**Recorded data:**
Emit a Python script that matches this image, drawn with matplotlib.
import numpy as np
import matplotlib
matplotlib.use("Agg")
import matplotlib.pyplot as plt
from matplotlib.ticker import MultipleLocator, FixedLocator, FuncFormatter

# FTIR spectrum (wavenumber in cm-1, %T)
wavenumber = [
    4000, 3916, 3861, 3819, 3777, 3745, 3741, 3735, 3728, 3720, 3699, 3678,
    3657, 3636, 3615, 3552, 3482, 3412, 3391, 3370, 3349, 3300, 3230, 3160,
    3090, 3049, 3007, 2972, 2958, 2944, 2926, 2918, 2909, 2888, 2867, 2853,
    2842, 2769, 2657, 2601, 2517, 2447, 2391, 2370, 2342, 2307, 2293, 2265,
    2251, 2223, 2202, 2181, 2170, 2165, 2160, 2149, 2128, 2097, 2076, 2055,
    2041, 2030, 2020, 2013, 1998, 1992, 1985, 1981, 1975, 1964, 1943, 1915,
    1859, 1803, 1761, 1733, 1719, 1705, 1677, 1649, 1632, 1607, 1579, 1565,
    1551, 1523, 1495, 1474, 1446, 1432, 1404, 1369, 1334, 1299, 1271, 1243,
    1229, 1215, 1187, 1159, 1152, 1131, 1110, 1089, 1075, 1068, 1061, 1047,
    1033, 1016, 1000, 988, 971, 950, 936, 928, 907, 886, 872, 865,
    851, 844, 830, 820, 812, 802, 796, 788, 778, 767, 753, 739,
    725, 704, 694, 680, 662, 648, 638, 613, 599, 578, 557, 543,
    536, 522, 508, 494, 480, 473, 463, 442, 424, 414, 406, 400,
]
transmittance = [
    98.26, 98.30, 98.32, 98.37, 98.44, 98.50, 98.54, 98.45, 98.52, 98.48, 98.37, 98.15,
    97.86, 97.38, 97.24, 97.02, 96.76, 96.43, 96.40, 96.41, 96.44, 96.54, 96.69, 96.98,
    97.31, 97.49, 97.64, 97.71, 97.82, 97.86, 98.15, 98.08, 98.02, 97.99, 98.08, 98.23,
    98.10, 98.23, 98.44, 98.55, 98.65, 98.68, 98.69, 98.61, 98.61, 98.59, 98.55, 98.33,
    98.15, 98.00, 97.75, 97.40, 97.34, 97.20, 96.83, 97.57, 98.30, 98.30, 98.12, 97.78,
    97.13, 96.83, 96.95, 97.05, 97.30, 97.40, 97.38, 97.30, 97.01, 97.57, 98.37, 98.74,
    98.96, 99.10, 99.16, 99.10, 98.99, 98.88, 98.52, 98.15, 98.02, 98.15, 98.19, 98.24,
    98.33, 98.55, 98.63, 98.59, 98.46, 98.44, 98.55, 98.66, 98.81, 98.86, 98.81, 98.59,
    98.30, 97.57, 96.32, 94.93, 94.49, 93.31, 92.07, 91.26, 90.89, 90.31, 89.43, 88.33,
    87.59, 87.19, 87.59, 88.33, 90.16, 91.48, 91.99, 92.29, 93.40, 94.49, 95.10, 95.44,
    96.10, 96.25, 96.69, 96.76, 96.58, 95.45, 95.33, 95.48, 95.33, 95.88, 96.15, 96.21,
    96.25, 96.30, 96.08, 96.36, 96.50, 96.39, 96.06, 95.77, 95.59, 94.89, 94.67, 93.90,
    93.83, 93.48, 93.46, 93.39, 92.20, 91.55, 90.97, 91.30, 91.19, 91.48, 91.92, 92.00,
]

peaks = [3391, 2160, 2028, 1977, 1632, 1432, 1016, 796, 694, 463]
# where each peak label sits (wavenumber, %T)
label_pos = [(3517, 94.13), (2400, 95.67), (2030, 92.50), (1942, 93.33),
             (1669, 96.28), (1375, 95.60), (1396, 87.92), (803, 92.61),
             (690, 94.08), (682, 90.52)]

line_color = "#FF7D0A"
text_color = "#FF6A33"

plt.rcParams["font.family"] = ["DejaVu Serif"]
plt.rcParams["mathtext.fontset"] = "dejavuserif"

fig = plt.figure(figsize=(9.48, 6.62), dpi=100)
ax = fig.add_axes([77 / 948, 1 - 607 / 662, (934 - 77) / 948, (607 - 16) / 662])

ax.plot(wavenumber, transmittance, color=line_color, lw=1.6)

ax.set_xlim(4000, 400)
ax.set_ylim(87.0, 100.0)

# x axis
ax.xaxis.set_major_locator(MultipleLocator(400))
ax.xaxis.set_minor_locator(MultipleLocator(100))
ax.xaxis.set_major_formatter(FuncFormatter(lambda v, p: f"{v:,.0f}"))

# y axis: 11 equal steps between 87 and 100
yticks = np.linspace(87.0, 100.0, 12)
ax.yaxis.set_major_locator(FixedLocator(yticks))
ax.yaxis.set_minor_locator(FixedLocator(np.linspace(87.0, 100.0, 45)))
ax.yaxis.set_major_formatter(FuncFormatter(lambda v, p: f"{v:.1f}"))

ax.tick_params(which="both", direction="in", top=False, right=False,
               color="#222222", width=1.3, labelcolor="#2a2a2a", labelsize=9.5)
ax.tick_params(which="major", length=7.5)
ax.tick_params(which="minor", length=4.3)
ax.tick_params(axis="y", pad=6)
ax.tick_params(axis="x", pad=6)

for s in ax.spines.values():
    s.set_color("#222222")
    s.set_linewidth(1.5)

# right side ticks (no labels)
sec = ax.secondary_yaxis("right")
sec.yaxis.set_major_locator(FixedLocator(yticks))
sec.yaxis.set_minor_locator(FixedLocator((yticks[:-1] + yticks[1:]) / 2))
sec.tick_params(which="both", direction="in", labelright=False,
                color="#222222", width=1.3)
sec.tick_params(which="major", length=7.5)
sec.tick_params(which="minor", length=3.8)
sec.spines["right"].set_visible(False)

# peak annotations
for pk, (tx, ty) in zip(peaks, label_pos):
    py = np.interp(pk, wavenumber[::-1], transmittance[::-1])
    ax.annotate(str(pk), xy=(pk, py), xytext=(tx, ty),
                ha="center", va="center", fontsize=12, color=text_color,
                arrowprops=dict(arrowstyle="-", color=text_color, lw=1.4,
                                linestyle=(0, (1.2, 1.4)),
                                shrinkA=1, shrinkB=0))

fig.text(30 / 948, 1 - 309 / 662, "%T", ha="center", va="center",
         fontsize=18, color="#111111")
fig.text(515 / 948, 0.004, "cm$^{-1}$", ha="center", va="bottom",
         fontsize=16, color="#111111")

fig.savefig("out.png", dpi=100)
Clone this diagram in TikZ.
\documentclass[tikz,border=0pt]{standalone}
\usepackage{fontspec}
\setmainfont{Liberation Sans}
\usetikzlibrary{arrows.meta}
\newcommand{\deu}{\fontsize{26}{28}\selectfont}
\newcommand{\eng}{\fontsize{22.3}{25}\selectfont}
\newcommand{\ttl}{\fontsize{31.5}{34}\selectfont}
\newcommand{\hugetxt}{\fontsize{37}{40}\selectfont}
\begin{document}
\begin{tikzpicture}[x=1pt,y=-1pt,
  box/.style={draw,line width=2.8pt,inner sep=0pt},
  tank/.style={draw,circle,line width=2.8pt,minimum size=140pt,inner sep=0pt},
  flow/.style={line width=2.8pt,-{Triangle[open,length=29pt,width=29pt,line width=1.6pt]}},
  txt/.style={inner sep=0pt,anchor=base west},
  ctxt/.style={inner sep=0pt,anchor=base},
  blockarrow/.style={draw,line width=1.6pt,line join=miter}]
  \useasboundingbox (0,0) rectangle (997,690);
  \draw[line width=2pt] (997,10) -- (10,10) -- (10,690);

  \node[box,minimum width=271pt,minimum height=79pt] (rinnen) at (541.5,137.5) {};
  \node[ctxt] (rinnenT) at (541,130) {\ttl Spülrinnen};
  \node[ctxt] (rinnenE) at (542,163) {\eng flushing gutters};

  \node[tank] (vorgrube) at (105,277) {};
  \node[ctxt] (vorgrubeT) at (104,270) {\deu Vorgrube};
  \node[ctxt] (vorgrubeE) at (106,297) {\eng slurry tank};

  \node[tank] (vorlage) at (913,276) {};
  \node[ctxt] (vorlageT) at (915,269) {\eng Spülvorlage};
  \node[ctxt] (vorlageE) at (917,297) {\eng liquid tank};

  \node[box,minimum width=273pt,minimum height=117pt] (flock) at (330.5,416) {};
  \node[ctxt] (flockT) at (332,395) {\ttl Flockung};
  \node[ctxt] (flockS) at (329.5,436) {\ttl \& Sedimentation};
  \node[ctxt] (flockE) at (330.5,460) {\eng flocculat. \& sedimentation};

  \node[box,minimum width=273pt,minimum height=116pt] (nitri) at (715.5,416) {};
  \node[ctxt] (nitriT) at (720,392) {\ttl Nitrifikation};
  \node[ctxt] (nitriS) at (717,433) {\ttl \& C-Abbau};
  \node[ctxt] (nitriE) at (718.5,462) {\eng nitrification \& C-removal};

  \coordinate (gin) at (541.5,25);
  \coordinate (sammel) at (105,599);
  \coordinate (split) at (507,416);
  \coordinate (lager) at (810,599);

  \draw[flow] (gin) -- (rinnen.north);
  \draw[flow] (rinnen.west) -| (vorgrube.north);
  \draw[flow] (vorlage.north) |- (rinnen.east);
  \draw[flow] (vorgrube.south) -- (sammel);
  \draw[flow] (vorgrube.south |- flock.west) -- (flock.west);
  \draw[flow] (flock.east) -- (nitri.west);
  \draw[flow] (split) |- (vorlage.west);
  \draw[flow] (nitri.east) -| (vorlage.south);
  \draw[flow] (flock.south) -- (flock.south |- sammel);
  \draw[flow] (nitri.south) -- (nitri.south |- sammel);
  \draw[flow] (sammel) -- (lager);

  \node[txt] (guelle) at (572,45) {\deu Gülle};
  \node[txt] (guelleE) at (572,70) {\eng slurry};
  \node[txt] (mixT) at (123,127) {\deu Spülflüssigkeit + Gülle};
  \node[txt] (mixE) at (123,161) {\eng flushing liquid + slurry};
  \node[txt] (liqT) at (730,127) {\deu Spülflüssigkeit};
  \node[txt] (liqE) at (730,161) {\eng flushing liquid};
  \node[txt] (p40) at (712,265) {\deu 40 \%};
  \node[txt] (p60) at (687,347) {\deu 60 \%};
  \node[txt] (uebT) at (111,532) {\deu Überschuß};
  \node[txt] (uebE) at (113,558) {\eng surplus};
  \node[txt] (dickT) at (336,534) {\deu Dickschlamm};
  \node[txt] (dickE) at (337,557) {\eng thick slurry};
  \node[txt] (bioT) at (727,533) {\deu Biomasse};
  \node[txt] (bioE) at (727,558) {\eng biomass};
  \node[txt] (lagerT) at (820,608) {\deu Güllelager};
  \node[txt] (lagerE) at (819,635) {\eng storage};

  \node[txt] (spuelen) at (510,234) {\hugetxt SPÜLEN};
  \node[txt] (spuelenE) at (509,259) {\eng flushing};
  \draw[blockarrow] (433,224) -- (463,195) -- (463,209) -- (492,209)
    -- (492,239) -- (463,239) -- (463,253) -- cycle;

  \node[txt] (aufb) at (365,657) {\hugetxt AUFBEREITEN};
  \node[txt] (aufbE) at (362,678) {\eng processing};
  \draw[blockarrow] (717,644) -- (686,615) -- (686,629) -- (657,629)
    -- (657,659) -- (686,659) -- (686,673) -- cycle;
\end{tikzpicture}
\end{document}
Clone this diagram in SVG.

**Given problem:**
Look above and repeat, character for character, the lines from the first one to the line with "from matplotlib.ticker import", counting both.

**The reply:**
Emit a Python script that matches this image, drawn with matplotlib.
import numpy as np
import matplotlib
matplotlib.use("Agg")
import matplotlib.pyplot as plt
from matplotlib.ticker import MultipleLocator, FixedLocator, FuncFormatter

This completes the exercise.